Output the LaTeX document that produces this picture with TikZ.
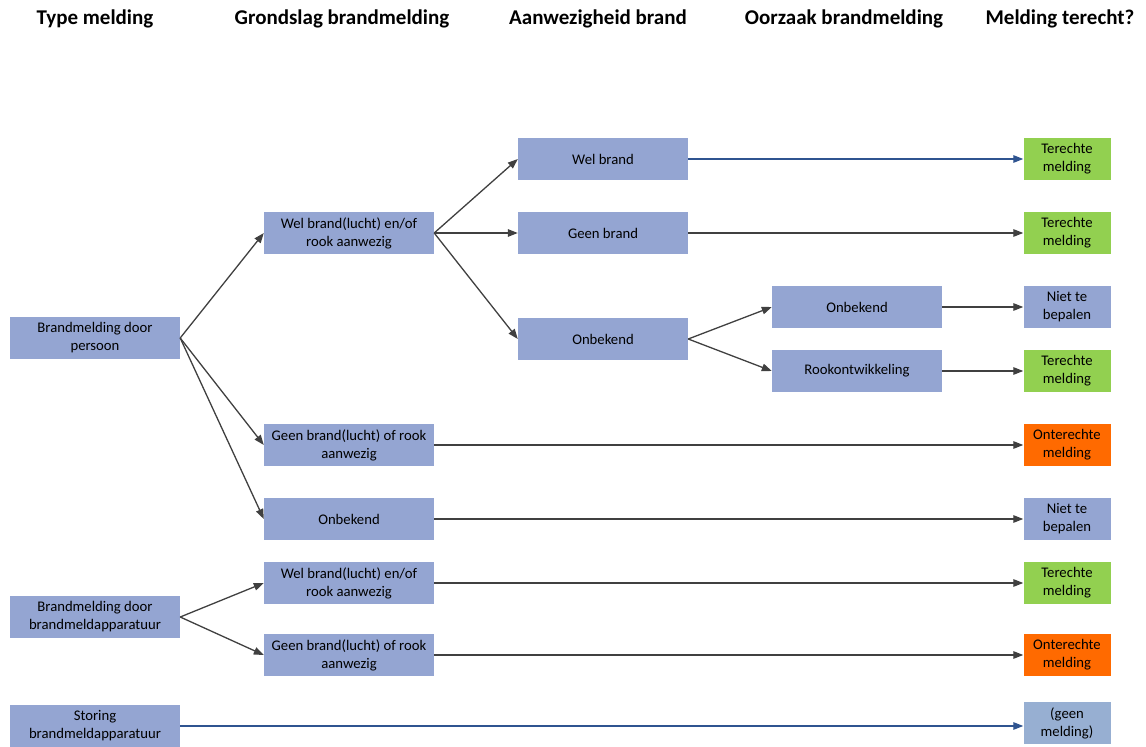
\documentclass[tikz,border=0pt]{standalone}
\usepackage{fontspec}
\setmainfont{Carlito}
\usetikzlibrary{arrows.meta,positioning}
\usepackage{xcolor}

\definecolor{boxblue}{HTML}{94A5D2}
\definecolor{boxpale}{HTML}{97AFD2}
\definecolor{boxgreen}{HTML}{92D050}
\definecolor{boxorange}{HTML}{FF6A00}
\definecolor{linegray}{HTML}{404040}
\definecolor{lineblue}{HTML}{2F5490}

\begin{document}
\begin{tikzpicture}[x=1pt,y=-1pt]
    \tikzstyle{block} = [rectangle, fill=boxblue, minimum width=170pt,
               minimum height=42pt, inner sep=1pt, align=center,
               font=\fontsize{14.7}{18}\selectfont]
    \tikzstyle{result} = [block, minimum width=87pt]
    \tikzstyle{header} = [font=\fontsize{21}{25}\selectfont\bfseries]
    \tikzstyle{line} = [draw, linegray, line width=1.3pt,
               -{Triangle[length=10pt,width=7.5pt]}]
    \tikzstyle{bline} = [line, lineblue]

    \useasboundingbox (0,0) rectangle (1146,747);

    % Column headers
    \node[header] (h1) at (95,19) {Type melding};
    \node[header] (h2) at (342,19) {Grondslag brandmelding};
    \node[header] (h3) at (598,19) {Aanwezigheid brand};
    \node[header] (h4) at (844,19) {Oorzaak brandmelding};
    \node[header] (h5) at (1060,19) {Melding terecht?};

    % Type melding
    \node[block] (persoon) at (95,338) {Brandmelding door\\persoon};
    \node[block] (apparaat) at (95,617) {Brandmelding door\\brandmeldapparatuur};
    \node[block] (storing) at (95,726) {Storing\\brandmeldapparatuur};

    % Grondslag brandmelding
    \node[block] (welrook) at (349,233) {Wel brand(lucht) en/of\\rook aanwezig};
    \node[block] (geenrook) at (349,445) {Geen brand(lucht) of rook\\aanwezig};
    \node[block] (onbekend) at (349,519) {Onbekend};
    \node[block] (welrookb) at (349,583) {Wel brand(lucht) en/of\\rook aanwezig};
    \node[block] (geenrookb) at (349,655) {Geen brand(lucht) of rook\\aanwezig};

    % Aanwezigheid brand
    \node[block] (welbrand) at (603,159) {Wel brand};
    \node[block] (geenbrand) at (603,233) {Geen brand};
    \node[block] (onbekendbrand) at (603,339) {Onbekend};

    % Oorzaak brandmelding
    \node[block] (onbekendoorz) at (857,307) {Onbekend};
    \node[block] (rook) at (857,371) {Rookontwikkeling};

    % Melding terecht?
    \node[result, fill=boxgreen] (r1) at (1067,159) {Terechte\\melding};
    \node[result, fill=boxgreen] (r2) at (1067,233) {Terechte\\melding};
    \node[result] (r3) at (1067,307) {Niet te\\bepalen};
    \node[result, fill=boxgreen] (r4) at (1067,371) {Terechte\\melding};
    \node[result, fill=boxorange] (r5) at (1067,445) {Onterechte\\melding};
    \node[result] (r6) at (1067,519) {Niet te\\bepalen};
    \node[result, fill=boxgreen] (r7) at (1067,583) {Terechte\\melding};
    \node[result, fill=boxorange] (r8) at (1067,655) {Onterechte\\melding};
    \node[result, fill=boxpale] (r9) at (1067,723) {(geen\\melding)};

    % Connectors
    \draw[line] (persoon.east) -- (welrook.west);
    \draw[line] (persoon.east) -- (geenrook.west);
    \draw[line] (persoon.east) -- (onbekend.west);
    \draw[line] (apparaat.east) -- (welrookb.west);
    \draw[line] (apparaat.east) -- (geenrookb.west);
    \draw[bline] (storing.east) -- (storing.east -| r9.west);

    \draw[line] (welrook.east) -- (welbrand.west);
    \draw[line] (welrook.east) -- (geenbrand.west);
    \draw[line] (welrook.east) -- (onbekendbrand.west);
    \draw[line] (onbekendbrand.east) -- (onbekendoorz.west);
    \draw[line] (onbekendbrand.east) -- (rook.west);

    \draw[bline] (welbrand.east) -- (r1.west);
    \draw[line] (geenbrand.east) -- (r2.west);
    \draw[line] (onbekendoorz.east) -- (r3.west);
    \draw[line] (rook.east) -- (r4.west);
    \draw[line] (geenrook.east) -- (r5.west);
    \draw[line] (onbekend.east) -- (r6.west);
    \draw[line] (welrookb.east) -- (r7.west);
    \draw[line] (geenrookb.east) -- (r8.west);

\end{tikzpicture}
\end{document}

_ _ _ _ _

_Aim of the task_
Leave out the pictures and transcribe everything else exactly.

_Answer to the task_
Output the LaTeX document that produces this picture with TikZ.
\documentclass[tikz,border=0pt]{standalone}
\usepackage{fontspec}
\setmainfont{Carlito}
\usetikzlibrary{arrows.meta,positioning}
\usepackage{xcolor}

\definecolor{boxblue}{HTML}{94A5D2}
\definecolor{boxpale}{HTML}{97AFD2}
\definecolor{boxgreen}{HTML}{92D050}
\definecolor{boxorange}{HTML}{FF6A00}
\definecolor{linegray}{HTML}{404040}
\definecolor{lineblue}{HTML}{2F5490}

\begin{document}
\begin{tikzpicture}[x=1pt,y=-1pt]
    \tikzstyle{block} = [rectangle, fill=boxblue, minimum width=170pt,
               minimum height=42pt, inner sep=1pt, align=center,
               font=\fontsize{14.7}{18}\selectfont]
    \tikzstyle{result} = [block, minimum width=87pt]
    \tikzstyle{header} = [font=\fontsize{21}{25}\selectfont\bfseries]
    \tikzstyle{line} = [draw, linegray, line width=1.3pt,
               -{Triangle[length=10pt,width=7.5pt]}]
    \tikzstyle{bline} = [line, lineblue]

    \useasboundingbox (0,0) rectangle (1146,747);

    % Column headers
    \node[header] (h1) at (95,19) {Type melding};
    \node[header] (h2) at (342,19) {Grondslag brandmelding};
    \node[header] (h3) at (598,19) {Aanwezigheid brand};
    \node[header] (h4) at (844,19) {Oorzaak brandmelding};
    \node[header] (h5) at (1060,19) {Melding terecht?};

    % Type melding
    \node[block] (persoon) at (95,338) {Brandmelding door\\persoon};
    \node[block] (apparaat) at (95,617) {Brandmelding door\\brandmeldapparatuur};
    \node[block] (storing) at (95,726) {Storing\\brandmeldapparatuur};

    % Grondslag brandmelding
    \node[block] (welrook) at (349,233) {Wel brand(lucht) en/of\\rook aanwezig};
    \node[block] (geenrook) at (349,445) {Geen brand(lucht) of rook\\aanwezig};
    \node[block] (onbekend) at (349,519) {Onbekend};
    \node[block] (welrookb) at (349,583) {Wel brand(lucht) en/of\\rook aanwezig};
    \node[block] (geenrookb) at (349,655) {Geen brand(lucht) of rook\\aanwezig};

    % Aanwezigheid brand
    \node[block] (welbrand) at (603,159) {Wel brand};
    \node[block] (geenbrand) at (603,233) {Geen brand};
    \node[block] (onbekendbrand) at (603,339) {Onbekend};

    % Oorzaak brandmelding
    \node[block] (onbekendoorz) at (857,307) {Onbekend};
    \node[block] (rook) at (857,371) {Rookontwikkeling};

    % Melding terecht?
    \node[result, fill=boxgreen] (r1) at (1067,159) {Terechte\\melding};
    \node[result, fill=boxgreen] (r2) at (1067,233) {Terechte\\melding};
    \node[result] (r3) at (1067,307) {Niet te\\bepalen};
    \node[result, fill=boxgreen] (r4) at (1067,371) {Terechte\\melding};
    \node[result, fill=boxorange] (r5) at (1067,445) {Onterechte\\melding};
    \node[result] (r6) at (1067,519) {Niet te\\bepalen};
    \node[result, fill=boxgreen] (r7) at (1067,583) {Terechte\\melding};
    \node[result, fill=boxorange] (r8) at (1067,655) {Onterechte\\melding};
    \node[result, fill=boxpale] (r9) at (1067,723) {(geen\\melding)};

    % Connectors
    \draw[line] (persoon.east) -- (welrook.west);
    \draw[line] (persoon.east) -- (geenrook.west);
    \draw[line] (persoon.east) -- (onbekend.west);
    \draw[line] (apparaat.east) -- (welrookb.west);
    \draw[line] (apparaat.east) -- (geenrookb.west);
    \draw[bline] (storing.east) -- (storing.east -| r9.west);

    \draw[line] (welrook.east) -- (welbrand.west);
    \draw[line] (welrook.east) -- (geenbrand.west);
    \draw[line] (welrook.east) -- (onbekendbrand.west);
    \draw[line] (onbekendbrand.east) -- (onbekendoorz.west);
    \draw[line] (onbekendbrand.east) -- (rook.west);

    \draw[bline] (welbrand.east) -- (r1.west);
    \draw[line] (geenbrand.east) -- (r2.west);
    \draw[line] (onbekendoorz.east) -- (r3.west);
    \draw[line] (rook.east) -- (r4.west);
    \draw[line] (geenrook.east) -- (r5.west);
    \draw[line] (onbekend.east) -- (r6.west);
    \draw[line] (welrookb.east) -- (r7.west);
    \draw[line] (geenrookb.east) -- (r8.west);

\end{tikzpicture}
\end{document}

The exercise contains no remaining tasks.